(The Calling - Wherever You Will Go) Levels, huh? Even smushmeg don't know to what time the levels were set to run. Ay. And it's already kinda late. Wait. I know. It will probably update after I post this blog. No, no, better: After DebStitch posts her end-of-day blog. It always happens. :D
![](http://b.1asphost.com/folker/Misc/Level3.png)
16 @ 72% ( +0% ) CPs ran, and I got a new guide (after all the 21 subs I did yesterday were accepted shortly after).
1 new people guide:
Merrin Dungey (Francie/Allison in Alias) Yep, I submitted today enough to have one more people guide. There are currently two on the fence. I'm gonna keep on submitting in the next couple of days. I know I didn't write yet about the leaving of Alias, I will, believe me, I just didn't fully digested it yet, if you know what I mean. --
Attention: Even if it seems that the following information is real, it is not. Common sense would know it.
![](http://b.1asphost.com/folker/Misc/Pyramid.jpg)

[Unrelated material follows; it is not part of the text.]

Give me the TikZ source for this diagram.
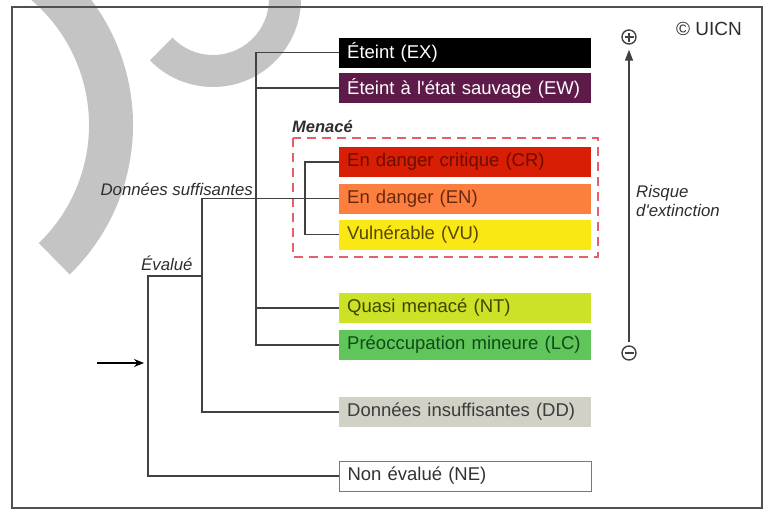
\documentclass[tikz,border=0pt]{standalone}
\usepackage{fontspec}
\setmainfont{Liberation Sans}
\usetikzlibrary{arrows.meta}
\definecolor{wmC}{RGB}{196,196,196}
\definecolor{frameC}{RGB}{80,80,80}
\definecolor{lineC}{RGB}{65,65,65}
\definecolor{labC}{RGB}{45,45,45}
\definecolor{exF}{RGB}{0,0,0}
\definecolor{ewF}{RGB}{94,27,74}
\definecolor{crF}{RGB}{216,30,5}
\definecolor{crT}{RGB}{110,12,0}
\definecolor{enF}{RGB}{252,127,63}
\definecolor{enT}{RGB}{105,40,10}
\definecolor{vuF}{RGB}{249,232,20}
\definecolor{vuT}{RGB}{85,70,0}
\definecolor{ntF}{RGB}{204,226,38}
\definecolor{ntT}{RGB}{60,70,0}
\definecolor{lcF}{RGB}{96,198,89}
\definecolor{lcT}{RGB}{15,75,25}
\definecolor{ddF}{RGB}{209,209,198}
\definecolor{ddT}{RGB}{60,60,60}
\definecolor{neD}{RGB}{120,120,120}
\definecolor{neT}{RGB}{50,50,50}
\definecolor{menC}{RGB}{228,95,105}
\begin{document}
\begin{tikzpicture}[x=1pt,y=-1pt,
  cat/.style={minimum height=30pt, text width=236pt, inner xsep=8pt, inner ysep=0pt,
    align=left, anchor=west, font=\fontsize{18.5}{21}\selectfont},
  conn/.style={draw=lineC, line width=1.2pt},
  lab/.style={font=\fontsize{16.8}{19}\selectfont\itshape, text=labC, inner sep=0pt},
  pm/.style={circle, draw=lineC, line width=1.4pt, minimum size=14pt, inner sep=0pt}]
\useasboundingbox (0,0) rectangle (769,514);
% watermark
\begin{scope}
\clip (0,0) rectangle (769,514);
\draw[wmC, line width=44pt] (-138.6,-49.8) arc[start angle=-110, end angle=46, radius=186];
\draw[wmC, line width=32pt] (161.2,49.0) arc[start angle=136, end angle=-70, radius=72];
\end{scope}
% frame
\draw[frameC, line width=1.5pt] (12,7) rectangle (762,508);
% threatened group
\draw[menC, line width=1.6pt, dash pattern=on 9pt off 6pt] (293,138) rectangle (598,257);
\node[lab, anchor=west, font=\fontsize{16.5}{19}\selectfont\bfseries\itshape] (men) at (292,127) {Menacé};
% categories
\node[cat, fill=exF, text=white] (EX) at (339,52.5) {Éteint (EX)};
\node[cat, fill=ewF, text=white] (EW) at (339,88) {Éteint à l\textquotesingle état sauvage (EW)};
\node[cat, fill=crF, text=crT] (CR) at (339,162) {En danger critique (CR)};
\node[cat, fill=enF, text=enT] (EN) at (339,198.5) {En danger (EN)};
\node[cat, fill=vuF, text=vuT] (VU) at (339,234.5) {Vulnérable (VU)};
\node[cat, fill=ntF, text=ntT] (NT) at (339,308) {Quasi menacé (NT)};
\node[cat, fill=lcF, text=lcT] (LC) at (339,345) {Préoccupation mineure (LC)};
\node[cat, fill=ddF, text=ddT] (DD) at (339,412) {Données insuffisantes (DD)};
\node[cat, fill=white, draw=neD, line width=1pt, text=neT] (NE) at (339,476) {Non évalué (NE)};
% tree
\coordinate (cA) at (256,0);
\coordinate (cB) at (305,0);
\coordinate (cC) at (202,0);
\coordinate (cD) at (148,0);
\coordinate (evR) at (202,276);
\coordinate (evL) at (148,276);
\draw[conn] (EX.west) -- (EX.west -| cA) -- (LC.west -| cA) -- (LC.west);
\draw[conn] (EW.west) -- (EW.west -| cA);
\draw[conn] (NT.west) -- (NT.west -| cA);
\draw[conn] (CR.west) -- (CR.west -| cB) -- (VU.west -| cB) -- (VU.west);
\draw[conn] (EN.west) -- (EN.west -| cC) -- (DD.west -| cC) -- (DD.west);
\draw[conn] (evR) -- (evL) -- (NE.west -| cD) -- (NE.west);
% entry arrow
\coordinate (inS) at (97,363);
\coordinate (inE) at (144,363);
\draw[black, line width=1.2pt, -{Stealth[length=10pt,width=8pt]}] (inS) -- (inE);
% labels
\node[lab, anchor=east] (ds) at (253,189) {Données suffisantes};
\node[lab, anchor=west] (ev) at (141,263) {Évalué};
% risk axis
\node[pm] (plus) at (629,37) {};
\draw[lineC, line width=1.4pt] ([xshift=-4.5pt]plus.center) -- ([xshift=4.5pt]plus.center)
  ([yshift=-4.5pt]plus.center) -- ([yshift=4.5pt]plus.center);
\node[pm] (minus) at (629,353) {};
\draw[lineC, line width=1.4pt] ([xshift=-4.5pt]minus.center) -- ([xshift=4.5pt]minus.center);
\draw[lineC, line width=1.5pt, -{Triangle[length=11pt,width=8pt]}, shorten >=5pt, shorten <=3pt] (minus.north) -- (plus.south);
\node[lab, anchor=west, align=left] (risk) at (636,201) {Risque\\d\textquotesingle extinction};
\node[anchor=west, inner sep=0pt, font=\fontsize{19}{22}\selectfont, text=labC] (uicn) at (676,29) {© UICN};
\end{tikzpicture}
\end{document}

Pyramid. We've known Pyramids for thousands of years, ever since the old egyptian civilization who had them, and throughout history, until these days, where we came to realize they are landing places for aliens (someone said Stargate?) or contain dark artifacts built by a crazy 500 years ago (Alias??). But what we don't know about the Pyramids, is what they were built for in the first place. Let's take for example, the 4,598th Paraoh of Egypt (there were 4502 Paraohs before him, 51 missing Paraohs and 44 pretenders). One day, he called for his slave (not by phone, he just shouted) and said: "Where is my pie, Ramid!" Ramid, who was as stupid as a nail in the wall can be, said something unrecognizable and vanished. Later, Ramid told his friend that the master wants a pieramid. His friend forces him to believe that this is something to do with killing-ramid, murdering-ramid and sinking-ramid-in-the-bottom-of-the-sea. So Ramid killed himself in the kitchen's corner. Paraoh, who was too hungry by now, came to the chef and asked him to make a pie, "for crying out loud!". They chef made it, but the devestated ghost of Ramid wanted to kill itself. With no use, of course. Years have passed by, and one day, Paraoh the 9870th (someone lost the count, for sure), called his servant and asked him to build a new place to live. The servant, Ramid's grand-grand-grand-son, who was called Ramid as well, murmured something. "I don't wanna pay, Ramid!" Ramid, remembering what happened to his grand-grand-grand-father, went to his friend, who told him about new villas, with pointed top. One villa was built, and Ramid, in order to honour his grand-grand-grand-father's name, called it pieRamid. Later, when Paraoh didn't want to pay for it, it was changed to PayRamid. Up until nowadays. Byebye, ~Afenla!